Driving And Freedom
“I’m just waiting for my Google car,” I say to him.
“You mean those cars that drive themselves.”
“Yeah.”
“I was thinking about this recently. They’d be the death of Mad Max. The freedom to just drive wherever you want. Cops can just stop your car. You can’t keep going. You aren’t in control,” he said.
And then I get in my car, the one I have to drive myself. The one that needs a key that only I have. The car that needs me to turn on the ignition, step on the gas, and steer the wheel.
I should go home, but I’m not ready, so I head downtown to run an errand that only half-needs to be done, an errand I know can’t be fulfilled because of the traffic and the parking. I am stalling for more time in my little tin can oasis of freedom.
You know, I cried for two hours straight the first time I took my driver’s test and failed right after my sixteenth birthday. My mom had made the appointment for the first thing in the morning, so that I could still make most of my sophomore year classes. I had hoped to drive myself to school later that day, but I ended up getting the woman at the DMV everyone warned me about; the woman who made me drive in the construction zone and pulled my emergency brake twice. Afterward, my mom took me for deli, but I could not eat. I was heartbroken at the thought of facing my friends, telling them I’d failed, and waiting two whole weeks to try again, when I would earn the most significant piece of paper I have ever received.
The thing is, I’ve always been independent to a fault, not always asking for help when I needed it. My license, the cars I’ve had, and the the freedom I have had for almost half of my life have been my greatest gift, my deepest solace, and my darkest vice.
I’ve had seven cars. One I parked in senior parking, one I totaled, one my parents totaled, one that had over 200,000 miles, one whose passenger door wouldn’t open, one I drove to Denver and back, and one I bought myself.
When I was 18-years-old, my friend Katelyn and I were driving around Long Beach, one of the only things you can do when you’re on the cusp of adulthood but still stuck as a kid. Another car with two boys our age pulled up next to us on the road. Follow us to a party, they said. So we did. It was an apartment party full of college kids. I politely baby-sipped a warm spiked cola drink while talking to people who felt like incredibly mature 20 year olds as they smoked joints. Katelyn was in a corner talking very closely with a boy who was making googly eyes at her. No surprise, Katelyn was beautiful. When we both realized that we weren’t quite ready for this kind of party, we left. I drove us both home.
Later that year, I drove two and a half hours just to see a guy. Just to get a speeding ticket. Just to get in a serious car wreck. Just to total my new car. Just to have him never really care about me.
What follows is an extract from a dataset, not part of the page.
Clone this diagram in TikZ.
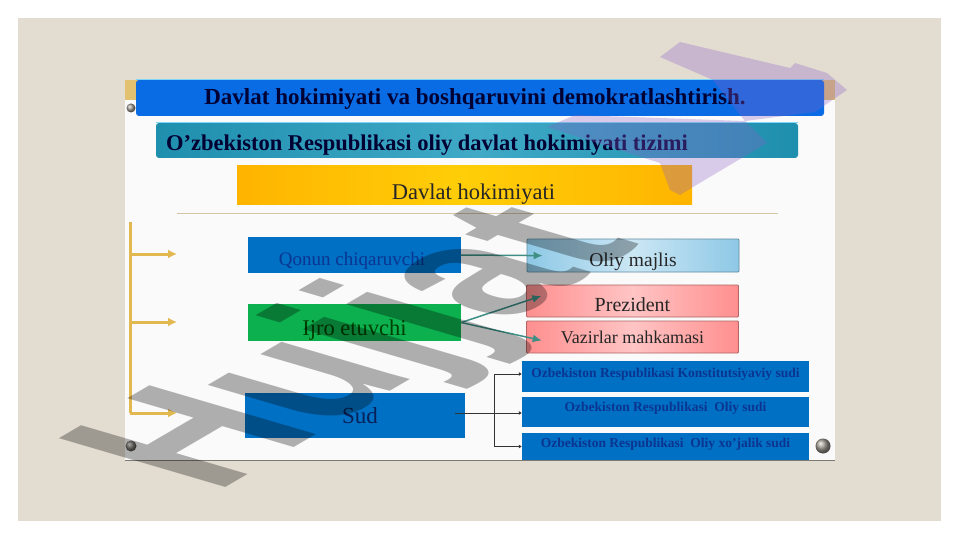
\documentclass[tikz,border=0pt]{standalone}
\usepackage{fontspec}
\setmainfont{Liberation Serif}
\newfontfamily\wmfont{Liberation Sans}
\usetikzlibrary{arrows.meta}
\definecolor{slidebg}{HTML}{E3DDD1}
\definecolor{goldline}{HTML}{E2B850}
\definecolor{barblue}{HTML}{0A6CE4}
\definecolor{barteal}{HTML}{1F8FAE}
\definecolor{tealmid}{HTML}{3FA9C6}
\definecolor{boxblue}{HTML}{0070C4}
\definecolor{boxgreen}{HTML}{0CB04E}
\definecolor{textblue}{HTML}{0B3590}
\definecolor{linkteal}{HTML}{3F8F85}
\definecolor{wmpurple}{HTML}{8A5FC8}
\definecolor{yellowedge}{HTML}{FFB400}
\definecolor{yellowmid}{HTML}{FFCE08}
\definecolor{skyedge}{HTML}{8EC8E6}
\definecolor{skymid}{HTML}{CBE7F4}
\definecolor{pinkedge}{HTML}{FF8F8F}
\definecolor{pinkmid}{HTML}{FFC4C4}
\newcommand{\lowered}[2]{\raisebox{-#1pt}[0pt][0pt]{#2}}
\tikzset{
    box/.style={inner sep=0pt, align=center},
    barbox/.style={box, rounded corners=3pt, text=black!80!blue},
    lightbox/.style={box, draw=#1, line width=0.8pt, rounded corners=1pt, minimum width=212pt, text=black!85},
    pinkbox/.style={lightbox=pinkedge!70!black, left color=pinkedge, right color=pinkedge, middle color=pinkmid},
    sudbox/.style={box, fill=boxblue, minimum width=287pt, text=textblue, font=\bfseries\fontsize{13.5}{15}\selectfont},
    screw/.style={circle, inner sep=0pt, minimum size=#1, shading=ball, ball color=slidebg!70!black},
    goldarrow/.style={goldline, line width=3pt, -{Latex[length=9pt,width=9pt]}},
    goldstem/.style={goldline, line width=3pt},
    link/.style={linkteal, line width=1.5pt, -{Latex[length=9pt,width=8pt]}},
    sudline/.style={black!80, line width=0.9pt},
    sudlink/.style={sudline, -{Latex[length=3pt,width=4pt]}},
    wmark/.style={transform shape, anchor=base west, inner sep=0pt, text=black, text opacity=0.3, font=\wmfont\bfseries\fontsize{100}{100}\selectfont},
    wmshape/.style={fill=wmpurple, fill opacity=0.3}
}
\begin{document}
\begin{tikzpicture}[x=1pt, y=-1pt]
    \useasboundingbox (0,0) rectangle (961,540);
    % Draw the slide
    \fill[slidebg] (18,18) rectangle (941,521);
    \fill[white!98!black] (125,80) rectangle (835,460);
    \draw[black!45!slidebg, line width=1pt] (125,460) -- (835,460);
    \fill[goldline!75!slidebg] (125,80) rectangle (138,100);
    \fill[goldline!75!slidebg] (822,80) rectangle (835,100);

    % Draw the title bars
    \node[barbox, fill=barblue, minimum width=688pt, minimum height=36pt, font=\bfseries\fontsize{23}{26}\selectfont] (titlebar) at (480,98) {\hspace*{-10pt}\lowered{6.7}{Davlat hokimiyati va boshqaruvini demokratlashtirish.}};
    \node[barbox, left color=barteal, right color=barteal, middle color=tealmid, minimum width=642pt, minimum height=35pt, font=\bfseries\fontsize{22.5}{26}\selectfont] (subbar) at (477,140.5) {\hspace*{-100pt}\lowered{10}{O'zbekiston Respublikasi oliy davlat hokimiyati tizimi}};
    \node[box, left color=yellowedge, right color=yellowedge, middle color=yellowmid, minimum width=455pt, minimum height=39pt, font=\fontsize{22.5}{26}\selectfont, text=black!85] (powerbar) at (464.5,185.5) {\hspace*{18pt}\lowered{14}{Davlat hokimiyati}};
    \draw[cyan!50!white, line width=1pt] (titlebar.north west) -- (titlebar.north east);
    \draw[cyan!50!white, line width=1pt] (subbar.north west) -- (subbar.north east);
    \draw[black!30!goldline!45!white, line width=1pt] (177,214) -- (778,214);

    % Draw the gold bracket on the left
    \coordinate (goldtop) at (130,222);
    \coordinate (goldbot) at (130,413);
    \coordinate (golda) at (130,254);
    \coordinate (goldb) at (130,322);
    \coordinate (enda) at (177,254);
    \coordinate (endb) at (177,322);
    \coordinate (endc) at (177,413);
    \draw[goldstem] (goldtop) -- (goldbot);
    \draw[goldarrow] (golda) -- (enda);
    \draw[goldarrow] (goldb) -- (endb);
    \draw[goldarrow] (goldbot) -- (endc);

    % Draw the three branches
    \node[box, fill=boxblue, minimum width=213pt, minimum height=36pt, text=textblue, font=\fontsize{19}{22}\selectfont] (qonun) at (354.5,255) {\hspace*{-5pt}\lowered{10.7}{Qonun chiqaruvchi}};
    \node[box, fill=boxgreen, minimum width=213pt, minimum height=37pt, text=black!75!green, font=\fontsize{22.5}{26}\selectfont] (ijro) at (354.5,322.5) {\lowered{13}{Ijro etuvchi}};
    \node[box, fill=boxblue, minimum width=220pt, minimum height=45pt, text=textblue!60!black, font=\fontsize{23}{26}\selectfont] (sud) at (355,415.5) {\hspace*{10pt}\lowered{8}{Sud}};

    % Draw the boxes on the right
    \node[lightbox=skyedge!70!black, left color=skyedge, right color=skyedge, middle color=skymid, minimum height=33pt, font=\fontsize{19.5}{22}\selectfont] (majlis) at (633,255.5) {\lowered{10.5}{Oliy majlis}};
    \node[pinkbox, minimum height=32pt, font=\fontsize{20}{23}\selectfont] (prezident) at (632.5,301) {\lowered{10}{Prezident}};
    \node[pinkbox, minimum height=32pt, font=\fontsize{18}{21}\selectfont] (vazirlar) at (632.5,337) {\lowered{6.5}{Vazirlar mahkamasi}};
    \node[sudbox, minimum height=31pt] (konst) at (665.5,376.5) {\lowered{1}{Ozbekiston Respublikasi Konstitutsiyaviy sudi}};
    \node[sudbox, minimum height=30pt] (oliy) at (665.5,412) {\lowered{-0.6}{Ozbekiston Respublikasi \ Oliy sudi}};
    \node[sudbox, minimum height=27pt] (xojalik) at (665.5,446.5) {\lowered{1}{Ozbekiston Respublikasi \ Oliy xo'jalik sudi}};

    % Draw the links between the boxes
    \draw[link, shorten >=-16pt] (qonun.east) -- (majlis.west);
    \draw[link, shorten >=-16pt] (ijro.east) -- (prezident.west);
    \draw[link, shorten >=-16pt] (ijro.east) -- (vazirlar.west);
    \coordinate (bus) at (494,413);
    \draw[sudline, shorten <=-10pt] ([yshift=2.5pt]sud.east) -- (bus);
    \draw[sudlink] (bus) |- ([yshift=2.5pt]konst.west);
    \draw[sudlink] (bus) -- (bus -| oliy.west);
    \draw[sudlink] (bus) |- (xojalik.west);

    % Draw the screws
    \node[screw=11pt] (screwa) at (131,446) {};
    \node[screw=15pt] (screwb) at (823,446) {};
    \node[screw=9pt] (screwc) at (131,108) {};

    % Draw the watermark
    \begin{scope}[shift={(215,494)}]
        \node[wmark, cm={1.54,0.90,-2.42,0.71,(0,0)}] (wmtext) at (0,0) {Hujjat};
    \end{scope}
    \fill[wmshape] (660,57) -- (680,42) -- (790,68) -- (795,63) -- (827,73) -- (847,90) -- (815,112) -- (745,121) -- (713,80) -- cycle;
    \fill[wmshape] (547,127) -- (575,115) -- (745,121) -- (767,143) -- (693,187) -- (680,195) -- (670,190) -- (660,163) -- cycle;
\end{tikzpicture}
\end{document}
A few years back, I checked my phone at a stop sign to find a suggestive text from my long-term boyfriend, something I should have been happy to receive. I started sobbing. I was so unhappy, teetering on the edge of my breaking point. Never having felt more trapped, I put on the sad music my best friend teases me about. You only listened to the most depressing shit in the car she says, and she’s right.
I have a hard time tapping into my emotions most of the time. The strong and silent type sometimes have a Hello Kitty air freshener hanging on their rear view mirror. But in the car, I’m free to be vulnerable to the stereo, the road, and myself.
I keep so busy I rarely have a minute. In the car I can make the calls I always mean to make and give the people who deserve the most, the attention I barely I have.
The traffic, the traffic people complain about. Unless you’re in hurry, or late, there’s something monotonously soothing about the stillness of traffic. The stop and go becomes hypnotic and the warmth of the car makes your mind mush in a delicious, lazy way. Fantasies creep into my head and onto my mouth as it curves into a smile.
And sometimes I think about the things I never let myself think. The dark things, the bad things, the things that nice people don’t like to admit they think.
Despite it being a cool LA 65 degrees outside, the heat blasts from the vents and the heaviness of my thoughts hang in the circulating car air as I drive around, making turns and thinking things until I’m ready to come home.
I pull into my parking spot, turn off the engine, and sit in the moment for a long breath. I get out, slam the door, and leave everything in the car. I’ll be back for it tomorrow.